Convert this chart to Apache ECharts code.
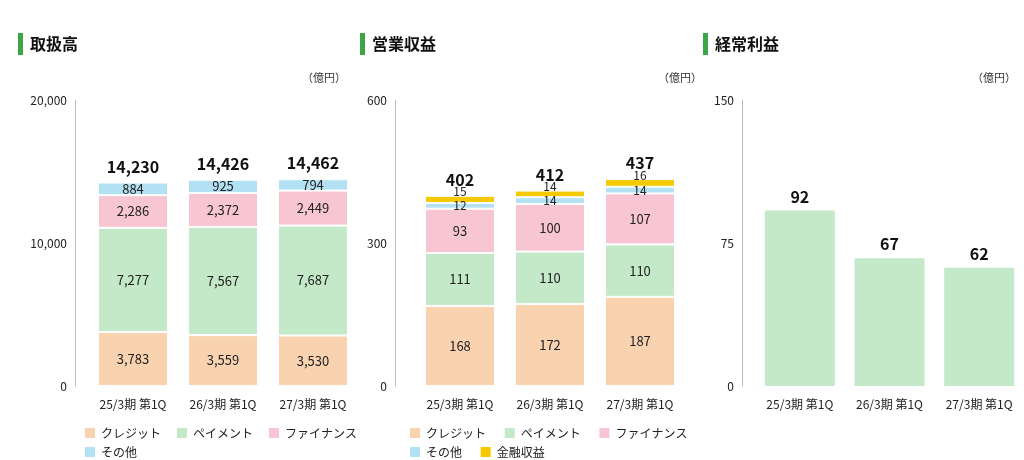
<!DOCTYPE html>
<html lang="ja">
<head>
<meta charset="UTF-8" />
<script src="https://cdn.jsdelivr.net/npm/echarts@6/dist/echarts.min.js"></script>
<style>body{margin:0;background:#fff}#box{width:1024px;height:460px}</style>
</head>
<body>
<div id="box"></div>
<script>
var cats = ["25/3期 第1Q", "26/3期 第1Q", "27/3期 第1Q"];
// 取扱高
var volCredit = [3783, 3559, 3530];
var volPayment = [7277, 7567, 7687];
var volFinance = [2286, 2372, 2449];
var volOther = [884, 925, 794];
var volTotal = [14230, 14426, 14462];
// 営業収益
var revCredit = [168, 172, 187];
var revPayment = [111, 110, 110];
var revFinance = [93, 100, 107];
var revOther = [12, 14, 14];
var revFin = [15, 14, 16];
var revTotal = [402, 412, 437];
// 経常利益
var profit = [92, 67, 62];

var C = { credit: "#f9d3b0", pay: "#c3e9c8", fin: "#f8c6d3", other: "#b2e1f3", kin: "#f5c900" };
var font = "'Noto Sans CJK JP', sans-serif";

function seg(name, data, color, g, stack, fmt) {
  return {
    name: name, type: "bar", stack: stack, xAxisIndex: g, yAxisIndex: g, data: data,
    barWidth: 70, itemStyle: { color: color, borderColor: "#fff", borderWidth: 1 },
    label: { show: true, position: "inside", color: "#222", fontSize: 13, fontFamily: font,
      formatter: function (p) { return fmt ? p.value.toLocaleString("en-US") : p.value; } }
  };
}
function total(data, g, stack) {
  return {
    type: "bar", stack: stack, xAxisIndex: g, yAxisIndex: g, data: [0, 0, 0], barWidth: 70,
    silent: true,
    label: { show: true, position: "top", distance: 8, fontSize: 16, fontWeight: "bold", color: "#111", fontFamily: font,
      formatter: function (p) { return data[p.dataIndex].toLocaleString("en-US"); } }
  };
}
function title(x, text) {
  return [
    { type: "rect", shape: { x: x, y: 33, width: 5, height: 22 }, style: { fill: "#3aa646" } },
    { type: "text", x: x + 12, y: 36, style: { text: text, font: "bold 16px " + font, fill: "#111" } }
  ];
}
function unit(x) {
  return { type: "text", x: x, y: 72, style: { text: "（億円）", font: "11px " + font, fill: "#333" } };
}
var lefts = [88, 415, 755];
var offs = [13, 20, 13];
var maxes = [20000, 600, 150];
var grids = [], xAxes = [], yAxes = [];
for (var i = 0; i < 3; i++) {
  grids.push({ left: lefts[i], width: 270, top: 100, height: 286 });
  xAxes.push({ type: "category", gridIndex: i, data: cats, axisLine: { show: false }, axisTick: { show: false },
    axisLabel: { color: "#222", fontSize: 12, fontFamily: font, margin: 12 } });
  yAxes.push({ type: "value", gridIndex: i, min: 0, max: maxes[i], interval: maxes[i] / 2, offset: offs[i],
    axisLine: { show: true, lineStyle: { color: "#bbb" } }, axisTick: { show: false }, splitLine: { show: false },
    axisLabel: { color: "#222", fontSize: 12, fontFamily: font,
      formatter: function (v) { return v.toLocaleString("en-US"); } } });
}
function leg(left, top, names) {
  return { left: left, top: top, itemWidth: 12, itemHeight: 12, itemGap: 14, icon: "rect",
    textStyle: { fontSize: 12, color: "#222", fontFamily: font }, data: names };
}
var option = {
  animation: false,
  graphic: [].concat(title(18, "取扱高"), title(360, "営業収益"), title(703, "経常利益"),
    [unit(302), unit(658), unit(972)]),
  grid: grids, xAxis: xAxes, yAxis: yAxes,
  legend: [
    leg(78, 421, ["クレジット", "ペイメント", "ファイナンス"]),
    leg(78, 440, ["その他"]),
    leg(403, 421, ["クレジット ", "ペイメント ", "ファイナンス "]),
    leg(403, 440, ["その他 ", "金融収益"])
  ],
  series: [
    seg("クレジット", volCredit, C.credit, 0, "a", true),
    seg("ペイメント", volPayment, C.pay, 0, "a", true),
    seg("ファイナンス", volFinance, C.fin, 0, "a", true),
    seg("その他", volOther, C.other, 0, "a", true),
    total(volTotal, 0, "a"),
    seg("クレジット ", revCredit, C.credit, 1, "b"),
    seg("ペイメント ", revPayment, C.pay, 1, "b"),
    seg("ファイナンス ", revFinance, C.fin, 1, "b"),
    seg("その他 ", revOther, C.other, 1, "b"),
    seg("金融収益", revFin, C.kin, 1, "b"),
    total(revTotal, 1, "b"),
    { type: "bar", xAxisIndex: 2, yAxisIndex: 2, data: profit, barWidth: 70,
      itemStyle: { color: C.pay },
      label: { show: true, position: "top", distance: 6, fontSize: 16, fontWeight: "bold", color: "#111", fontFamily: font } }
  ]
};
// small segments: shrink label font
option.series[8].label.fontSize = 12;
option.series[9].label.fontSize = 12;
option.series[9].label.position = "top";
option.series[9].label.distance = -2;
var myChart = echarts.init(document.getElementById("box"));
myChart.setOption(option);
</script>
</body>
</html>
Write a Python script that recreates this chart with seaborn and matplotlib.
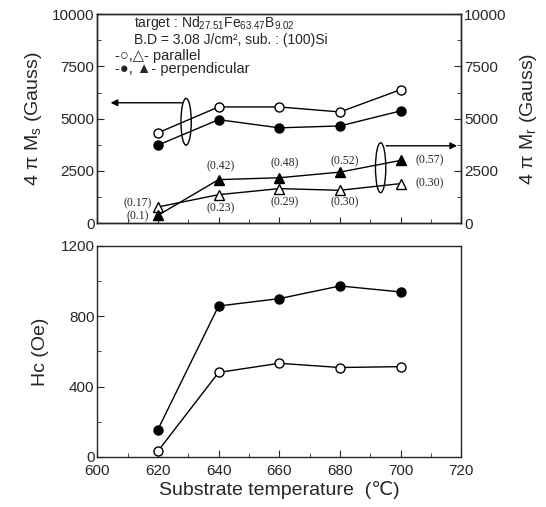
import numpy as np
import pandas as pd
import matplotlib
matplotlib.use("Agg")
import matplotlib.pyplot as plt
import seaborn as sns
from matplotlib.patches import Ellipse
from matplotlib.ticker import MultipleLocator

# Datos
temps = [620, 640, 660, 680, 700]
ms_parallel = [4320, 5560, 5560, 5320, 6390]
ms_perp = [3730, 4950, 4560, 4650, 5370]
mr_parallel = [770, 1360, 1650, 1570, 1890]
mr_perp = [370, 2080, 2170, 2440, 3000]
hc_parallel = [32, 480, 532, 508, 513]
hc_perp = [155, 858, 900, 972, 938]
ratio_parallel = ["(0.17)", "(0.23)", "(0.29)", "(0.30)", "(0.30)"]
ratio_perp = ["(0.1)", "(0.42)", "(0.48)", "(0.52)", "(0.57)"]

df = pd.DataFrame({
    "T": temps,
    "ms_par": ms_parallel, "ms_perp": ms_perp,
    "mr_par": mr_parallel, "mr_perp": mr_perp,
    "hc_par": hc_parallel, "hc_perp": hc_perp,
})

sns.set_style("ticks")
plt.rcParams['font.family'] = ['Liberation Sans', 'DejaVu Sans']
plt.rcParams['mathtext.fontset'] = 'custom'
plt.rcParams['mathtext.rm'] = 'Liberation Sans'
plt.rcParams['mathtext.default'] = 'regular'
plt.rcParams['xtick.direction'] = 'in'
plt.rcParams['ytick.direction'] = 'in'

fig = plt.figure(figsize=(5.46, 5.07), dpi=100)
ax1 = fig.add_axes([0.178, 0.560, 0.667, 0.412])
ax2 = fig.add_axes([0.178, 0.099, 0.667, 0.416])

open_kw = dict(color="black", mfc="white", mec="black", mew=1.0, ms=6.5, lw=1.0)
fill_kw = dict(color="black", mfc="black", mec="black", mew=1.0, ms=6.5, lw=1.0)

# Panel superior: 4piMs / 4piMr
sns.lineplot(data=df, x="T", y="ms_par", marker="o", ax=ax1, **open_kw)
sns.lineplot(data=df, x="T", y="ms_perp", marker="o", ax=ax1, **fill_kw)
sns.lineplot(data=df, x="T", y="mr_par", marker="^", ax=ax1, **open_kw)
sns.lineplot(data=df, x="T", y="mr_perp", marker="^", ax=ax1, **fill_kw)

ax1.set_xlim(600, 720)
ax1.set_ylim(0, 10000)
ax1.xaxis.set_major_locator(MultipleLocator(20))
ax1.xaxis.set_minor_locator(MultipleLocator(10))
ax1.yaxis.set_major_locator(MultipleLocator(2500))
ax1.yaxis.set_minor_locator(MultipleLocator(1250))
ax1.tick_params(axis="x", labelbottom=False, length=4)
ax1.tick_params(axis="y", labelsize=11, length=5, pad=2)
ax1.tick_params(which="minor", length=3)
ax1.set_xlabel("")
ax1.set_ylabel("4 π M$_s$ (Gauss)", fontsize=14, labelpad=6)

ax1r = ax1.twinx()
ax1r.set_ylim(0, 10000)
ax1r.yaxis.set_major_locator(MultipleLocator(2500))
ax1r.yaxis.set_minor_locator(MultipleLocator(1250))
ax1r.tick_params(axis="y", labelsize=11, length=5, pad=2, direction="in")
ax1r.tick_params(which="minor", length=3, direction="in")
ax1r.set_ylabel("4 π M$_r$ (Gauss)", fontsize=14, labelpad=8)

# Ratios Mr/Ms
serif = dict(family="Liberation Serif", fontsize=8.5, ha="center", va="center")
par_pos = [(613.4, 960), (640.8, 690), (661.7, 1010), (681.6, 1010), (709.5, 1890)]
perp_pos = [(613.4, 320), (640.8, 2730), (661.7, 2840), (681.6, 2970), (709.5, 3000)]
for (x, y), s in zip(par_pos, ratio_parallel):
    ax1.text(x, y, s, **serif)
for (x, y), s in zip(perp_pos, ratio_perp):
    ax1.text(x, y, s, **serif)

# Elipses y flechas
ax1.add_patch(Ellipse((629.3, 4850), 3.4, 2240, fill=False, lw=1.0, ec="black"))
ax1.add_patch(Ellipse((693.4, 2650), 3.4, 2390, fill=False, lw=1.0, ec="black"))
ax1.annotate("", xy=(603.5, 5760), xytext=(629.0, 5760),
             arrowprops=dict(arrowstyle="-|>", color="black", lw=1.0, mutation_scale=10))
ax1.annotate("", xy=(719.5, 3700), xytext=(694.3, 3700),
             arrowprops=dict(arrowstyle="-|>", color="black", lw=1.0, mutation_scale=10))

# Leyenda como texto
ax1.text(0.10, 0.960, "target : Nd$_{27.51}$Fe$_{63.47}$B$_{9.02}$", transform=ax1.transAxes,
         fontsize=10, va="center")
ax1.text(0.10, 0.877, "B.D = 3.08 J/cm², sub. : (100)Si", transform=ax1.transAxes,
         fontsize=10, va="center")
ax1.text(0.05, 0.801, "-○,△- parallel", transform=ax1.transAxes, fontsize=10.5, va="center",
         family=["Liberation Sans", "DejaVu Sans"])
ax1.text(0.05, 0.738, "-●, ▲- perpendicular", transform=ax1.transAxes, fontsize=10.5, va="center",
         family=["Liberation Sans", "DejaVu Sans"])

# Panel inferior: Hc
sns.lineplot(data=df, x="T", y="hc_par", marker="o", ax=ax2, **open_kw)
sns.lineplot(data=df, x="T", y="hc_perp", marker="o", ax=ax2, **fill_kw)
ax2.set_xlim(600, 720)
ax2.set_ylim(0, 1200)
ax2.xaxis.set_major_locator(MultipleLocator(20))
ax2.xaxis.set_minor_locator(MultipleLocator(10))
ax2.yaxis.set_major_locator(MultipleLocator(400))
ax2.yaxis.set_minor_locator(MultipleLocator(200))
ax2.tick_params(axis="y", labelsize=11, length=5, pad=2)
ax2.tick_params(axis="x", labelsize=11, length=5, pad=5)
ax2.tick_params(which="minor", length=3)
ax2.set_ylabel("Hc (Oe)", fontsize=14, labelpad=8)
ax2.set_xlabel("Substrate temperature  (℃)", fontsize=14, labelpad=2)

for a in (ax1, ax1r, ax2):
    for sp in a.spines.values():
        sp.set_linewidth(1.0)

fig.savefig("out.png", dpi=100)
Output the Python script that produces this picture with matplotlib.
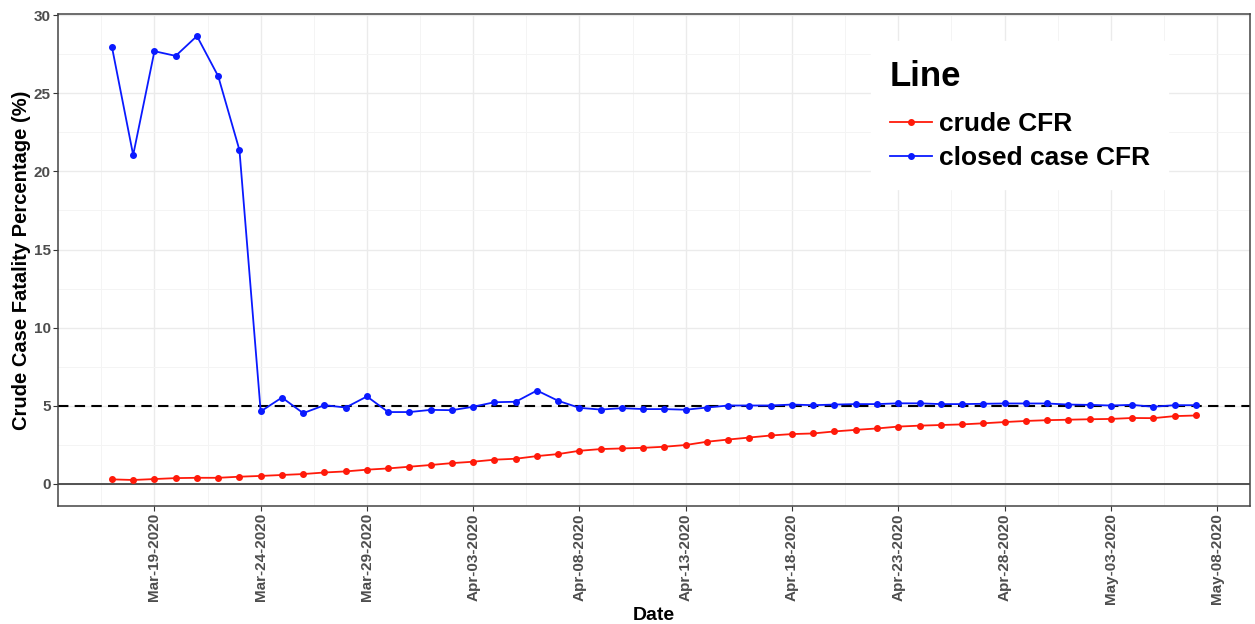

[What you should do]: Copy each line containing the word "that" from the data.

[Full response]:
Write a Python script that recreates this chart with seaborn and matplotlib.
Output the Python script that produces this picture with matplotlib.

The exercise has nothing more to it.